Mike Olliver

Personal information
- Born: March 21, 1959 (age 67) Temple, Texas, U.S.
- Listed height: 6 ft 1 in (1.85 m)
- Listed weight: 195 lb (88 kg)

Career information
- High school: Southern Wayne (Dudley, North Carolina)
- College: Lamar (1977–1981)
- NBA draft: 1981: 2nd round, 32nd overall pick
- Drafted by: Chicago Bulls
- Position: Shooting guard

Career history
- 1982–1983: Las Vegas Silvers
- 1983: Lancaster Lightning

Career highlights
- Southland Player of the Year (1981); 3× First-team All-Southland (1979–1981);
- Stats at Basketball Reference

= Mike Olliver =

American basketball player

Michael Orlando Olliver (born March 21, 1959) is an American former basketball player. He is best known for his college career at Lamar University, where he was the Southland Conference Player of the Year in 1981.

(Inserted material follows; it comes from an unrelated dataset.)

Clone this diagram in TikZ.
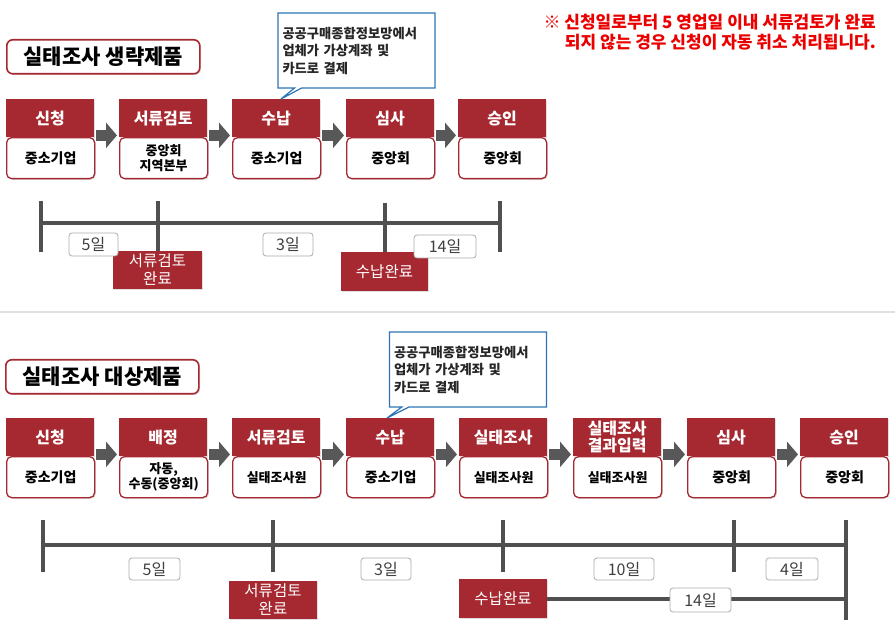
\documentclass[tikz,border=0pt]{standalone}
\usepackage{fontspec}
\setmainfont{Noto Sans CJK KR}
\usetikzlibrary{shapes.callouts,shadows,arrows.meta,calc}
\definecolor{dred}{RGB}{166,40,48}
\definecolor{bblue}{RGB}{46,117,182}
\definecolor{lgray}{RGB}{80,80,80}
\definecolor{agray}{RGB}{88,88,88}
\definecolor{nred}{RGB}{235,0,0}
\tikzset{
  shd/.style={drop shadow={opacity=0.25,shadow xshift=1.2pt,shadow yshift=-1.2pt}},
  hdr/.style={fill=dred, text=white, font=\fontsize{16}{17}\selectfont\bfseries,
    minimum width=88pt, minimum height=38pt, inner sep=1pt, align=center, shd},
  low/.style={fill=white, draw=dred, line width=1.3pt, rounded corners=5pt,
    minimum width=88pt, minimum height=41pt, font=\fontsize{14}{16}\selectfont\bfseries,
    align=center, inner sep=1pt, shd},
  sm/.style={font=\fontsize{13}{15}\selectfont\bfseries},
  barrow/.style={draw=agray, line width=11pt, -{Triangle[length=11pt,width=25pt]}},
  callbox/.style={rectangle callout, draw=bblue, line width=1.2pt, fill=white,
    minimum width=157pt, minimum height=75pt, text width=148pt, inner xsep=4.5pt,
    align=left, font=\fontsize{13.3}{17.5}\selectfont\bfseries, text=black!85},
  titlebox/.style={draw=dred, line width=1.6pt, rounded corners=6pt, fill=white,
    minimum width=193pt, minimum height=34pt, font=\fontsize{21}{24}\selectfont\bfseries, shd},
  note/.style={text=nred, font=\fontsize{17}{20}\selectfont\bfseries, align=right, inner sep=0pt},
  tl/.style={draw=lgray, line width=4pt},
  lbl/.style={draw=gray!65, line width=0.8pt, rounded corners=3pt, fill=white,
    text=black!75, font=\fontsize{16}{18}\selectfont, inner sep=0pt, minimum height=23pt},
  rbox/.style={fill=dred, text=white, font=\fontsize{15.5}{18}\selectfont, align=center,
    inner sep=0pt, shd}
}
\newcommand{\mkstep}[6][]{%
  \node[hdr,anchor=north west] (h#2) at (#3,#4) {#5};
  \node[low,anchor=north west,#1] (l#2) at (#3,#4+38) {#6};
}
\begin{document}
\begin{tikzpicture}[x=1pt,y=-1pt]
\fill[white] (0,0) rectangle (895,636);
\useasboundingbox (0,0) rectangle (895,636);

% ---------- top section ----------
\node[titlebox,anchor=north west] (title1) at (6,39) {실태조사 생략제품};
\node[note,anchor=east] (note1) at (876,32) {※ 신청일로부터 5 영업일 이내 서류검토가 완료\\되지 않는 경우 신청이 자동 취소 처리됩니다.};

\mkstep{t1}{6}{99}{신청}{중소기업}
\mkstep[sm]{t2}{119}{99}{서류검토}{중앙회\\지역본부}
\mkstep{t3}{232}{99}{수납}{중소기업}
\mkstep{t4}{346}{99}{심사}{중앙회}
\mkstep{t5}{458}{99}{승인}{중앙회}
\foreach \a/\b in {t1/t2,t2/t3,t3/t4,t4/t5}
  \draw[barrow] ([xshift=2pt,yshift=2pt]h\a.south east) -- ([xshift=-2pt,yshift=2pt]h\b.south west);

\node[callbox, callout absolute pointer={($(ht3.north west)+(49,0)$)}] (call1) at (356.5,50.5)
  {공공구매종합정보망에서\\업체가 가상계좌 및\\카드로 결제};

% top timeline
\coordinate (ta0) at (41,223);
\coordinate (ta3) at (500,223);
\draw[tl] (ta0) -- (ta3);
\draw[tl] (41,201) -- (41,252);
\draw[tl] (500,201) -- (500,252);
\node[rbox, minimum width=89pt, minimum height=38pt] (tr1) at (157.5,270) {서류검토\\완료};
\node[rbox, minimum width=87pt, minimum height=39pt] (tr2) at (384.5,271.5) {수납완료};
\draw[tl] (tr1.north) -- ++(0,-50);
\draw[tl] (tr2.north) -- ++(0,-49);
\node[lbl, minimum width=49pt] (tl1) at (93.5,244.5) {5일};
\node[lbl, minimum width=50pt] (tl2) at (288,244.5) {3일};
\node[lbl, minimum width=62pt] (tl3) at (445,246.5) {14일};

% separator
\draw[black!12, line width=2pt] (0,312) -- (895,312);

% ---------- bottom section ----------
\node[titlebox,anchor=north west] (title2) at (5,359) {실태조사 대상제품};

\mkstep{b1}{6}{418}{신청}{중소기업}
\mkstep[sm]{b2}{119}{418}{배정}{자동,\\수동(중앙회)}
\mkstep[sm]{b3}{232}{418}{서류검토}{실태조사원}
\mkstep{b4}{346}{418}{수납}{중소기업}
\mkstep[sm]{b5}{459}{418}{실태조사}{실태조사원}
\mkstep[sm]{b6}{573}{418}{실태조사\\결과입력}{실태조사원}
\mkstep{b7}{687}{418}{심사}{중앙회}
\mkstep{b8}{800}{418}{승인}{중앙회}
\foreach \a/\b in {b1/b2,b2/b3,b3/b4,b4/b5,b5/b6,b6/b7,b7/b8}
  \draw[barrow] ([xshift=2pt,yshift=2pt]h\a.south east) -- ([xshift=-2pt,yshift=2pt]h\b.south west);

\node[callbox, callout absolute pointer={($(hb4.north west)+(41,0)$)}] (call2) at (468,369.5)
  {공공구매종합정보망에서\\업체가 가상계좌 및\\카드로 결제};

% bottom timeline
\coordinate (ba0) at (43,545);
\coordinate (ba4) at (846,545);
\draw[tl] (ba0) -- (ba4);
\draw[tl] (43,520) -- (43,572);
\draw[tl] (273,520) -- (273,572);
\draw[tl] (503,520) -- (503,572);
\draw[tl] (734,520) -- (734,572);
\draw[tl] (846,520) -- (846,620);
\node[rbox, minimum width=88pt, minimum height=38pt] (br1) at (273,600) {서류검토\\완료};
\node[rbox, minimum width=88pt, minimum height=39pt] (br2) at (503,598.5) {수납완료};
\draw[tl] (br2.east) -- (br2.east -| ba4);
\node[lbl, minimum width=51pt, minimum height=22pt] (bl1) at (154.5,569) {5일};
\node[lbl, minimum width=50pt, minimum height=22pt] (bl2) at (386,569) {3일};
\node[lbl, minimum width=60pt, minimum height=22pt] (bl3) at (624,569) {10일};
\node[lbl, minimum width=52pt, minimum height=22pt] (bl4) at (792,569) {4일};
\node[lbl, minimum width=61pt, minimum height=24pt] (bl5) at (700.5,600) {14일};
\end{tikzpicture}
\end{document}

Olliver was born in Temple, Texas, but his family moved to North Carolina, where he played high school basketball for Southern Wayne High School in Dudley. Olliver chose to play college basketball for Lamar and head coach Billy Tubbs and was a part of the Cardinals program's first three division I NCAA tournament appearances. Olliver was a three-time first-team All-Southland Conference pick and as a senior in 1981 was named the Southland Player of the Year after averaging 22.3 points per game. He also led the Cardinals to a Southland tournament title the same year and was named the tournament most valuable player. For his career, Olliver scored 2,518 points (20.6 per game), making him the leading scorer in school history. He also owns the school's single-game scoring mark with 50 points against Portland State.

After completing his college eligibility, Olliver was drafted in the second round (32nd pick overall) of the 1981 NBA draft by the Chicago Bulls. His rights were immediately traded to the Indiana Pacers, however he never played in the NBA. Olliver did play a season in the Continental Basketball Association (CBA), first for the Las Vegas Silvers, then moving to the Lancaster Lightning once the Silvers franchise folded. Olliver later became a high school coach in North Carolina, but was sentenced to 16 years in prison after stabbing his ex-girlfriend in 2007.